I’ll be honest with you: It’s hard out here for a newbie. While companies are hiring in this field, they now have the luxury of hiring people with a decade or more of experience. Whereas you might’ve busted into this field in the ’90s if you had a friend in the business and a pulse, now employers are looking for skills and experience.

Here are my suggestions, however, for how you can crack the market:

Build a Portfolio

Before you can expect to land a job in information architecture, you’ll need to build a portfolio — and hopefully one which includes a variety of work. “But how can I build a portfolio if I don’t have a job?” you might protest. I agree it’s a bit of a chicken-or-egg problem. There are opportunities out there, however, and in some cases, you can create them.

If you’re working on a project at your current job, which requires an IA deliverable, offer to complete it. Notice a gap that a solid deliverable could fill? Suggest that additional deliverable (a site map, a wireframe), and offer to complete it.

This worked for me as a freelancer who was scrounging for work when the dotcom bubble burst: not only was I able to build out my portfolio, I was also able to bill additional hours. Most companies have some sort of digital presence these days, so even if your current position seems unrelated, you might be able to offer your help with projects and do some work on the clock.

Before I got into this line of work, I worked for a nonprofit organ donation agency, and I offered to help with our first web site. I learned a lot, and when I interviewed at my first web design firm, I was at least able to point to a modicum of experience and, perhaps more importantly, to demonstrate my own initiative in getting into the field. You can do the same.

Investigate Volunteer Opportunities

Not really finding these opportunities at your current job? There’s still a solution: Volunteer your smarts to a nonprofit or a local small business. Hearing that word “volunteer” may make you cringe – especially if you’re currently out of work — but in this competitive landscape, the awarded are given to those willing to go the extra mile to be noticed.

Got a favorite local nonprofit that could use some help with their site? They may not even be aware of the issues. Email them and offer to help. You may not be paid in cash, but you’ll get paid in experience, which has value too. And you can add the work you do to your portfolio.
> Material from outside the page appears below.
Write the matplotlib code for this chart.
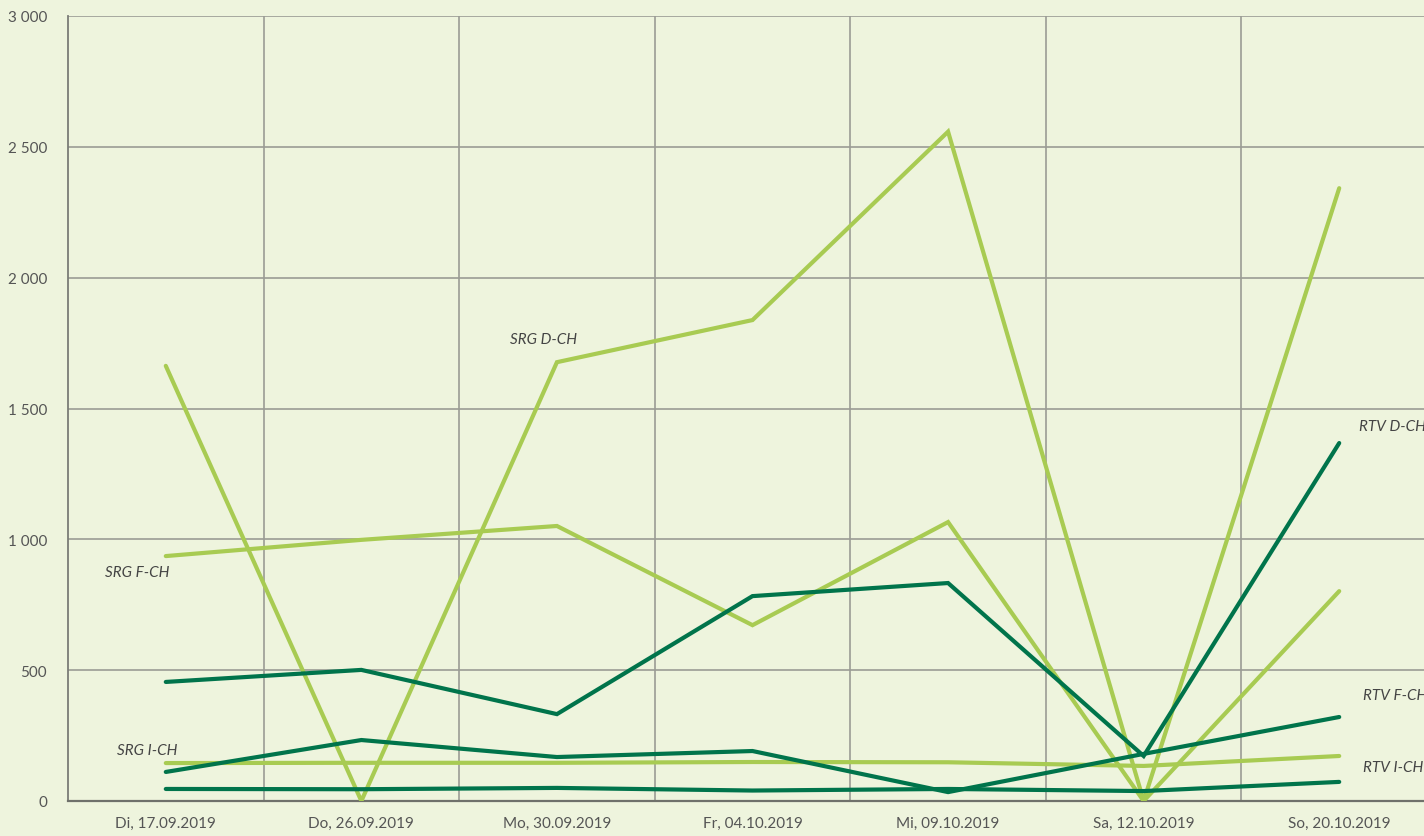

One great site to help you in your search is Catch a Fire, which lists volunteer opportunities at nonprofits by city and by skill set.

Research Internship and Entry-Level Programs

Some agencies have not just intern positions (which tend to be seasonal) but also programs to attract and hire entry-level employees, who may not have much or any previous experience. Do your research and/or reach out to digital design agencies (like Razorfish!), who might have these programs.

You may have to start out at an entry-level position, but if you prove yourself, you may also be promoted quickly. And you may not even need an IA portfolio to land one of these positions, if you can establish that you have the aptitude for such a position via your previous experience or studies.

Keep Networking

Most larger cities will likely have a UX, IA or Usability presence of some sort. You can find these groups by searching for “information architect,” “user experience,” “usability” or “interaction design” on or LinkedIn. Or simply start your own group if one doesn’t exist. You’re sure to meet other people, whom you can strategize with and learn from.

Yes, there’s still an element of “It’s not what you know, but who you know” in this industry, so developing genuine, fruitful relationships with people in the field can only help your cause. Plus, recruiters tend to make a beeline for these events in the hope of discovering talent.

What haven’t I mentioned? Taking classes, and getting an education. These seem like obvious initial steps to me. And frankly, I didn’t take a single class in information architecture before entering the field. (I studied journalism and English, which are certainly good fields to have as a background.) Of course, educating yourself can only help you, but taking classes is also simply another way to ensure you’re accumulating experience and connections, which mean more to recruiters in this field, honestly.

Good luck breaking into the field! I hope to see you out there.